▶ **Work instructions**:
Restate the whole listing word for word. Pictures are left out.

——

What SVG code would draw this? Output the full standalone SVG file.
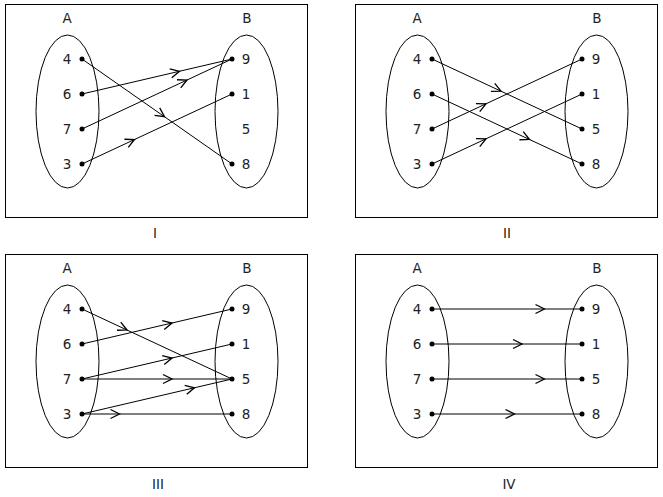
<svg xmlns="http://www.w3.org/2000/svg" width="663" height="497" viewBox="0 0 663 497">
<style>
.frame{fill:none;stroke:#000;stroke-width:1}
.set{fill:none;stroke:#000;stroke-width:1}
.dot{fill:#000}
text{font-family:"DejaVu Sans",sans-serif;font-size:13.5px;fill:#222;text-anchor:middle}
.c{fill:none;stroke:#000;stroke-width:1;marker-mid:url(#chev)}
</style>
<defs>
<marker id="chev" markerUnits="userSpaceOnUse" viewBox="-10 -6 12 12" refX="0" refY="0" markerWidth="12" markerHeight="12" orient="auto" overflow="visible">
<path d="M-9,-4.5 L0,0 L-9,4.5" fill="none" stroke="#000" stroke-width="1.3"/>
</marker>
<g id="panel">
<rect class="frame" x="5.5" y="4.5" width="302" height="213"/>
<text x="67" y="23">A</text>
<text x="247" y="23">B</text>
<ellipse class="set" cx="67.5" cy="111.5" rx="31.5" ry="76.5"/>
<ellipse class="set" cx="246.5" cy="111.5" rx="31.5" ry="76.5"/>
<text x="67" y="63.5">4</text>
<text x="67" y="98.5">6</text>
<text x="67" y="133.5">7</text>
<text x="67" y="168.5">3</text>
<circle class="dot" cx="82" cy="59" r="2.5"/>
<circle class="dot" cx="82" cy="94" r="2.5"/>
<circle class="dot" cx="82" cy="129" r="2.5"/>
<circle class="dot" cx="82" cy="164" r="2.5"/>
</g>
</defs>

<g id="panel-I">
<use href="#panel"/>
<text x="246" y="63.5">9</text>
<text x="246" y="98.5">1</text>
<text x="246" y="133.5">5</text>
<text x="246" y="168.5">8</text>
<circle class="dot" cx="232" cy="59" r="2.5"/>
<circle class="dot" cx="232" cy="94" r="2.5"/>
<circle class="dot" cx="232" cy="164" r="2.5"/>
<text x="155" y="238">I</text>
</g>

<g id="panel-II">
<use href="#panel" x="350"/>
<text x="596" y="63.5">9</text>
<text x="596" y="98.5">1</text>
<text x="596" y="133.5">5</text>
<text x="596" y="168.5">8</text>
<circle class="dot" cx="582" cy="59" r="2.5"/>
<circle class="dot" cx="582" cy="94" r="2.5"/>
<circle class="dot" cx="582" cy="129" r="2.5"/>
<circle class="dot" cx="582" cy="164" r="2.5"/>
<text x="507" y="238">II</text>
</g>

<g id="panel-III">
<use href="#panel" y="250"/>
<text x="246" y="313.5">9</text>
<text x="246" y="348.5">1</text>
<text x="246" y="383.5">5</text>
<text x="246" y="418.5">8</text>
<circle class="dot" cx="232" cy="309" r="2.5"/>
<circle class="dot" cx="232" cy="344" r="2.5"/>
<circle class="dot" cx="232" cy="379" r="2.5"/>
<circle class="dot" cx="232" cy="414" r="2.5"/>
<text x="158" y="489">III</text>
</g>

<g id="panel-IV">
<use href="#panel" x="350" y="250"/>
<text x="596" y="313.5">9</text>
<text x="596" y="348.5">1</text>
<text x="596" y="383.5">5</text>
<text x="596" y="418.5">8</text>
<circle class="dot" cx="582" cy="309" r="2.5"/>
<circle class="dot" cx="582" cy="344" r="2.5"/>
<circle class="dot" cx="582" cy="379" r="2.5"/>
<circle class="dot" cx="582" cy="414" r="2.5"/>
<text x="509" y="489">IV</text>
</g>

<g id="connectors">
<!-- I -->
<polyline class="c" points="82,59 164.5,116.75 232,164"/>
<polyline class="c" points="82,94 179.5,71.25 232,59"/>
<polyline class="c" points="82,129 187,80 232,59"/>
<polyline class="c" points="82,164 134.5,139.5 232,94"/>
<!-- II -->
<polyline class="c" points="432,59 501,91.2 582,129"/>
<polyline class="c" points="432,94 529.5,139.5 582,164"/>
<polyline class="c" points="432,129 486,103.8 582,59"/>
<polyline class="c" points="432,164 486,138.8 582,94"/>
<!-- III -->
<polyline class="c" points="82,309 127,330 232,379"/>
<polyline class="c" points="82,344 172,323 232,309"/>
<polyline class="c" points="82,379 172,358 232,344"/>
<polyline class="c" points="82,379 172,379 232,379"/>
<polyline class="c" points="82,414 194.5,387.75 232,379"/>
<polyline class="c" points="82,414 119.5,414 232,414"/>
<!-- IV -->
<polyline class="c" points="432,309 544.5,309 582,309"/>
<polyline class="c" points="432,344 522,344 582,344"/>
<polyline class="c" points="432,379 544.5,379 582,379"/>
<polyline class="c" points="432,414 514.5,414 582,414"/>
</g>
</svg>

——

▶ **Response to this task**:
What SVG code would draw this? Output the full standalone SVG file.
<svg xmlns="http://www.w3.org/2000/svg" width="663" height="497" viewBox="0 0 663 497">
<style>
.frame{fill:none;stroke:#000;stroke-width:1}
.set{fill:none;stroke:#000;stroke-width:1}
.dot{fill:#000}
text{font-family:"DejaVu Sans",sans-serif;font-size:13.5px;fill:#222;text-anchor:middle}
.c{fill:none;stroke:#000;stroke-width:1;marker-mid:url(#chev)}
</style>
<defs>
<marker id="chev" markerUnits="userSpaceOnUse" viewBox="-10 -6 12 12" refX="0" refY="0" markerWidth="12" markerHeight="12" orient="auto" overflow="visible">
<path d="M-9,-4.5 L0,0 L-9,4.5" fill="none" stroke="#000" stroke-width="1.3"/>
</marker>
<g id="panel">
<rect class="frame" x="5.5" y="4.5" width="302" height="213"/>
<text x="67" y="23">A</text>
<text x="247" y="23">B</text>
<ellipse class="set" cx="67.5" cy="111.5" rx="31.5" ry="76.5"/>
<ellipse class="set" cx="246.5" cy="111.5" rx="31.5" ry="76.5"/>
<text x="67" y="63.5">4</text>
<text x="67" y="98.5">6</text>
<text x="67" y="133.5">7</text>
<text x="67" y="168.5">3</text>
<circle class="dot" cx="82" cy="59" r="2.5"/>
<circle class="dot" cx="82" cy="94" r="2.5"/>
<circle class="dot" cx="82" cy="129" r="2.5"/>
<circle class="dot" cx="82" cy="164" r="2.5"/>
</g>
</defs>

<g id="panel-I">
<use href="#panel"/>
<text x="246" y="63.5">9</text>
<text x="246" y="98.5">1</text>
<text x="246" y="133.5">5</text>
<text x="246" y="168.5">8</text>
<circle class="dot" cx="232" cy="59" r="2.5"/>
<circle class="dot" cx="232" cy="94" r="2.5"/>
<circle class="dot" cx="232" cy="164" r="2.5"/>
<text x="155" y="238">I</text>
</g>

<g id="panel-II">
<use href="#panel" x="350"/>
<text x="596" y="63.5">9</text>
<text x="596" y="98.5">1</text>
<text x="596" y="133.5">5</text>
<text x="596" y="168.5">8</text>
<circle class="dot" cx="582" cy="59" r="2.5"/>
<circle class="dot" cx="582" cy="94" r="2.5"/>
<circle class="dot" cx="582" cy="129" r="2.5"/>
<circle class="dot" cx="582" cy="164" r="2.5"/>
<text x="507" y="238">II</text>
</g>

<g id="panel-III">
<use href="#panel" y="250"/>
<text x="246" y="313.5">9</text>
<text x="246" y="348.5">1</text>
<text x="246" y="383.5">5</text>
<text x="246" y="418.5">8</text>
<circle class="dot" cx="232" cy="309" r="2.5"/>
<circle class="dot" cx="232" cy="344" r="2.5"/>
<circle class="dot" cx="232" cy="379" r="2.5"/>
<circle class="dot" cx="232" cy="414" r="2.5"/>
<text x="158" y="489">III</text>
</g>

<g id="panel-IV">
<use href="#panel" x="350" y="250"/>
<text x="596" y="313.5">9</text>
<text x="596" y="348.5">1</text>
<text x="596" y="383.5">5</text>
<text x="596" y="418.5">8</text>
<circle class="dot" cx="582" cy="309" r="2.5"/>
<circle class="dot" cx="582" cy="344" r="2.5"/>
<circle class="dot" cx="582" cy="379" r="2.5"/>
<circle class="dot" cx="582" cy="414" r="2.5"/>
<text x="509" y="489">IV</text>
</g>

<g id="connectors">
<!-- I -->
<polyline class="c" points="82,59 164.5,116.75 232,164"/>
<polyline class="c" points="82,94 179.5,71.25 232,59"/>
<polyline class="c" points="82,129 187,80 232,59"/>
<polyline class="c" points="82,164 134.5,139.5 232,94"/>
<!-- II -->
<polyline class="c" points="432,59 501,91.2 582,129"/>
<polyline class="c" points="432,94 529.5,139.5 582,164"/>
<polyline class="c" points="432,129 486,103.8 582,59"/>
<polyline class="c" points="432,164 486,138.8 582,94"/>
<!-- III -->
<polyline class="c" points="82,309 127,330 232,379"/>
<polyline class="c" points="82,344 172,323 232,309"/>
<polyline class="c" points="82,379 172,358 232,344"/>
<polyline class="c" points="82,379 172,379 232,379"/>
<polyline class="c" points="82,414 194.5,387.75 232,379"/>
<polyline class="c" points="82,414 119.5,414 232,414"/>
<!-- IV -->
<polyline class="c" points="432,309 544.5,309 582,309"/>
<polyline class="c" points="432,344 522,344 582,344"/>
<polyline class="c" points="432,379 544.5,379 582,379"/>
<polyline class="c" points="432,414 514.5,414 582,414"/>
</g>
</svg>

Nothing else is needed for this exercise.